Cervical cancer: 4th most common (...but preventable!) cancer in women worldwide.
Cervical cancer is a type of cancer that occurs in a woman’s cervix – the entrance to the uterus from the vagina.
According to the World Health Organization (WHO), cervical cancer is the 4th most common cancer in women worldwide in year 2018. There are estimated 570,000 women diagnosed with cervical cancer worldwide, and around 311,000 women died from the disease in the said period. 1
Based on the study carried out by Walboomers et al, most cases of cervical cancer (>99%) are linked to human papillomavirus (HPV).2 Although most HPV infections can resolve spontaneously without causing symptoms, frequent infections may lead to pathologic pathways, causing cancer cells to develop.
However, cervical cancer is one of the few cancers that are preventable! 3
Ways to prevent cervical cancer.
1. HPV vaccination
HPV vaccines are available to protect us from HPV infections.

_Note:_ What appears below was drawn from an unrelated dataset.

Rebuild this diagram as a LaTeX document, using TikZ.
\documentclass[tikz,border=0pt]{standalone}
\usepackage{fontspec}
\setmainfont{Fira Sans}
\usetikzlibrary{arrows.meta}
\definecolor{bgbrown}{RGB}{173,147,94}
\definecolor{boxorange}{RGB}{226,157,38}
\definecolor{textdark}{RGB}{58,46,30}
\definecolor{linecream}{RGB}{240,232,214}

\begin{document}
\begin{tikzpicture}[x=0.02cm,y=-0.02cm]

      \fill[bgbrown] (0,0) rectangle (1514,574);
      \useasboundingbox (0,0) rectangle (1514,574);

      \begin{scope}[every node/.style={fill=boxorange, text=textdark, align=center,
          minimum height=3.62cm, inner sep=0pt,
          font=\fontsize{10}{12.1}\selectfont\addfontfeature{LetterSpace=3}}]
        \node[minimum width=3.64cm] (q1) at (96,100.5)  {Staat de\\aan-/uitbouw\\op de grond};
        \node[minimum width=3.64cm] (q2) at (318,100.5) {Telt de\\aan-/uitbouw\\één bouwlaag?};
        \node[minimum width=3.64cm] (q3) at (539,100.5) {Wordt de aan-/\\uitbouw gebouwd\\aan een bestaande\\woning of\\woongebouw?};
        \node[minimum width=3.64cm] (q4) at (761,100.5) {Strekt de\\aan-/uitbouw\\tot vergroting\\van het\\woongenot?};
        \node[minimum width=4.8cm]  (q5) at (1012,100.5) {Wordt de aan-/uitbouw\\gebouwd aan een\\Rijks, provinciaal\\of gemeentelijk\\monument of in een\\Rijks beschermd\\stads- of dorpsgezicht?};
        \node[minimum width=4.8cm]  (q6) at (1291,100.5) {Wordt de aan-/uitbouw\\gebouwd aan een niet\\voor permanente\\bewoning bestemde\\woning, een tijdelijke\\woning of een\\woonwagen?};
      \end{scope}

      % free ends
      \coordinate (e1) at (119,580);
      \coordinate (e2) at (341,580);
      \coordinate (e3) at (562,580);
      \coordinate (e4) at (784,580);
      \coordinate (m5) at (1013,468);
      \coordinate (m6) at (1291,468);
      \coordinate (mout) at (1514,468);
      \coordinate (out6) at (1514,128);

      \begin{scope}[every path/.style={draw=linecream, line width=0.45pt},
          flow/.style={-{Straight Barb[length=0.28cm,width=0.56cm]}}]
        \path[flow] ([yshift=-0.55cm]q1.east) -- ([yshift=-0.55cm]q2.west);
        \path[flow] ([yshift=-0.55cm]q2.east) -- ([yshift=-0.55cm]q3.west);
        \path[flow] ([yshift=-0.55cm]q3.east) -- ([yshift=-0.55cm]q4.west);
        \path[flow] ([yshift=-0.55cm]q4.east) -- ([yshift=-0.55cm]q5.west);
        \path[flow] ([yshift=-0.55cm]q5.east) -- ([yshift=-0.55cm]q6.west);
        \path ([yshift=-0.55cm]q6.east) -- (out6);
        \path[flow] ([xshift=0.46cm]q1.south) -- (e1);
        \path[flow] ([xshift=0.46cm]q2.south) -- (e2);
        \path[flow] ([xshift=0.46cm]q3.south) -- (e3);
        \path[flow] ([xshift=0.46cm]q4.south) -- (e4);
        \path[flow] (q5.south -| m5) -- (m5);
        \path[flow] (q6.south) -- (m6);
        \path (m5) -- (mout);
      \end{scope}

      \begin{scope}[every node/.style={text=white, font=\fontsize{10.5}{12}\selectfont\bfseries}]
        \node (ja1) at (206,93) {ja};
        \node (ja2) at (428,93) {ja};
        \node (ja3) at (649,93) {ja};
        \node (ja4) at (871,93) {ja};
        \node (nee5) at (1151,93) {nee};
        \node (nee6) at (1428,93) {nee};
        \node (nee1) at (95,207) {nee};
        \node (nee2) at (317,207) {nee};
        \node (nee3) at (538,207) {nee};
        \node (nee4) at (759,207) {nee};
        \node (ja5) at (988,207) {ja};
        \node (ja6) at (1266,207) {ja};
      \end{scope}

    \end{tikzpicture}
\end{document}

However, it is important to note that HPV vaccine can only prevent individuals from getting HPV infection, but not treating an existing infection.
2. Avoid promiscuous sexual activity
HPV infection can be passed from one person to another via skin-to-skin contact. Therefore, avoid promiscuous sexual activity may lower your risk of exposure to HPV.
3. Use a condom
As mentioned, HPV infection can be transmitted from one to another via skin contact. Hence, using a condom during sexual intercourse may minimize the risk of getting HPV infection.
4. Quit smoking
Not smoking is a significant action that can reduce the risk of cervical cancer. A study even showed that quitting smoking before cervical cancer treatment may improve survival rate!4
JM W, MV J, MM M, FX B, JA K, KV S, et al. Human Papillomavirus Is a Necessary Cause of Invasive Cervical Cancer Worldwide. The Journal of pathology; 1999. 189(1).

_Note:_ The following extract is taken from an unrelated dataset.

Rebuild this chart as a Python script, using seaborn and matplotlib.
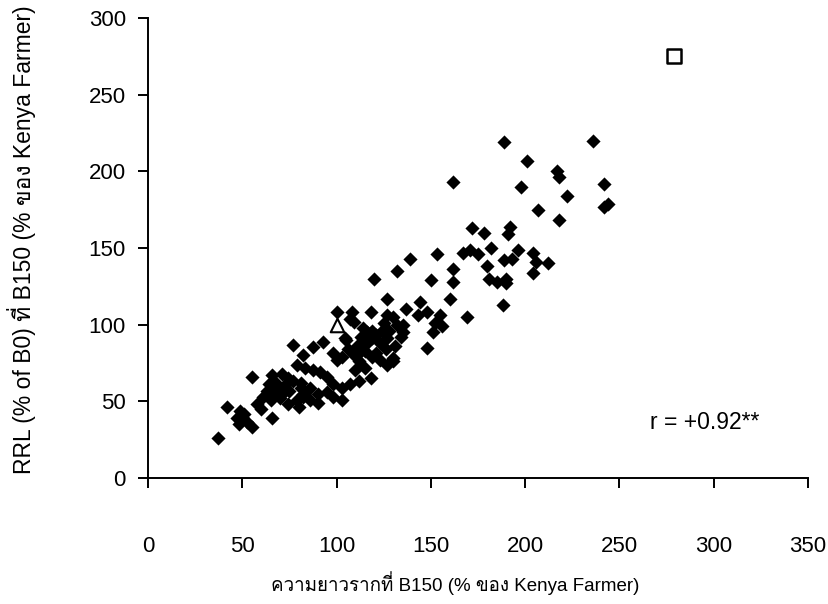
import matplotlib
matplotlib.use("Agg")
import matplotlib.pyplot as plt
from matplotlib import font_manager as fm
import seaborn as sns
import pandas as pd

# ---------------- data ----------------
x_vals = [189, 201, 217, 218, 236, 198, 222, 242, 242, 244, 207, 218, 192, 191, 196, 189, 193, 204, 206, 212,
          204, 190, 172, 178, 153, 139, 167, 171, 175, 182, 180, 162, 162, 150, 181, 185, 190, 160, 188, 132,
          120, 144, 137, 143, 148, 155, 152, 156, 151, 169, 135, 135, 148, 127, 162,
          108, 109, 118, 114, 119, 125, 130, 132, 134, 127, 123, 119, 116, 104.5, 112, 121, 130, 100, 107, 127,
          105, 77, 93, 87.5, 82, 98, 100, 103, 109, 112, 110, 115, 119, 123, 127, 130, 118, 112, 107, 103,
          98, 95, 91, 87.5, 83, 79, 66, 71, 74, 68, 73, 63, 67, 71, 75, 81, 82, 81, 86, 90,
          95, 82, 79, 86, 90, 98, 103, 65, 70, 61, 58, 60, 74, 80, 55, 42, 49, 51, 50, 47,
          48, 52.5, 55, 66, 37,
          116, 121, 111, 126, 131, 106, 115, 124, 113, 128, 77, 64, 70]
y_vals = [219, 207, 200, 196, 220, 190, 184, 192, 177, 179, 175, 168, 164, 159, 149, 142, 143, 147, 141, 140,
          134, 130, 163, 160, 146, 143, 147, 149, 146, 150, 138, 136, 128, 129, 130, 128, 127, 117, 113, 135,
          130, 115, 110, 106, 108, 106, 101, 99, 95, 105, 100, 95, 85, 117, 193,
          108, 102, 108, 98, 96, 101, 105, 100, 92, 91, 88, 91, 88, 91, 81.5, 81.5, 78, 108, 104, 106,
          90, 87, 89, 85.5, 80, 81.5, 77, 79, 80, 76, 70.5, 72, 79, 77, 74, 76, 65, 63, 61, 59,
          61, 66, 69, 70.5, 72, 74, 67, 68, 65, 62, 61, 57, 56, 55, 57, 62, 55, 59, 59, 55,
          56, 53, 51, 51, 49, 53, 51, 51, 52, 53, 48, 45, 48, 46, 66, 46, 44, 42, 40, 39,
          35, 36.5, 33, 39, 26,
          95, 93, 86, 84, 86, 84, 83, 96, 92, 96, 63, 61, 59]
tri_x = [100]
tri_y = [100]
sq_x = [279]
sq_y = [275]
x_ticks = [0, 50, 100, 150, 200, 250, 300, 350]
y_ticks = [0, 50, 100, 150, 200, 250, 300]
x_label = "ความยาวรากที่ B150 (% ของ Kenya Farmer)"
y_label = "RRL (% of B0) ที่ B150 (% ของ Kenya Farmer)"
r_text = "r = +0.92**"


def find_thai_font():
    try:
        from fontTools.ttLib import TTFont
    except Exception:
        return None
    seen = set()
    for f in fm.fontManager.ttflist:
        if f.fname in seen:
            continue
        seen.add(f.fname)
        try:
            tt = TTFont(f.fname, fontNumber=0, lazy=True)
            cmap = tt.getBestCmap()
            if cmap and 0x0E01 in cmap and 0x0E35 in cmap and 0x0E49 in cmap:
                return f.name
        except Exception:
            pass
    return None


sns.set_theme(style="ticks")
thai = find_thai_font()
families = ["Liberation Sans"] + ([thai] if thai else []) + ["DejaVu Sans"]
plt.rcParams["font.family"] = families
plt.rcParams["axes.unicode_minus"] = False

df = pd.DataFrame({"x": x_vals, "y": y_vals})
df_tri = pd.DataFrame({"x": tri_x, "y": tri_y})
df_sq = pd.DataFrame({"x": sq_x, "y": sq_y})

fig = plt.figure(figsize=(8.29, 6.04), dpi=100)
ax = fig.add_axes([148 / 829, 1 - 478 / 604, 660 / 829, 460 / 604])

sns.scatterplot(data=df, x="x", y="y", marker="D", color="black", s=52,
                linewidth=0, ax=ax, legend=False, zorder=3)
sns.scatterplot(data=df_tri, x="x", y="y", marker="^", s=95, facecolor="white",
                edgecolor="black", linewidth=1.5, ax=ax, legend=False, zorder=4)
sns.scatterplot(data=df_sq, x="x", y="y", marker="s", s=95, facecolor="white",
                edgecolor="black", linewidth=1.8, ax=ax, legend=False, zorder=4)

ax.set_xlim(0, 350)
ax.set_ylim(0, 300)
ax.set_xticks(x_ticks)
ax.set_yticks(y_ticks)
ax.set_xticklabels([str(t) for t in x_ticks])
ax.set_yticklabels([str(t) for t in y_ticks])
sns.despine(ax=ax)
for s in ["left", "bottom"]:
    ax.spines[s].set_color("black")
    ax.spines[s].set_linewidth(1.4)
ax.tick_params(axis="y", direction="out", length=7, width=1.4, color="black",
               labelsize=16, pad=9, labelcolor="black")
ax.tick_params(axis="x", direction="out", length=7, width=1.4, color="black",
               labelsize=16, pad=35, labelcolor="black")

ax.set_xlabel(x_label, fontsize=13.5, color="black")
ax.set_ylabel(y_label, fontsize=16.5, color="black")
ax.xaxis.label.set_va("center")
ax.yaxis.label.set_va("center")
ax.xaxis.set_label_coords((455 - 148) / 660, -(583 - 478) / 460)
ax.yaxis.set_label_coords((22 - 148) / 660, (478 - 240) / 460)

ax.text(266, 36, r_text, fontsize=16.5, color="black", va="center", ha="left")

fig.savefig("out.png", dpi=100)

American Cancer Society. Can Cervical Cancer Be Prevented | Ways to Prevent Cervical Cancer [Internet]. [cited 2020 Jul 9]. Available from: https://www.cancer.org/cancer/cervical-cancer/causes-risks-prevention/prevention.html
Waggoner SE, Darcy KM, Fuhrman B, Parham G, Lucci J, Monk BJ, et al. Association between cigarette smoking and prognosis in locally advanced cervical carcinoma treated with chemoradiation: A Gynecologic Oncology Group study. Gynecologic Oncology; 2006.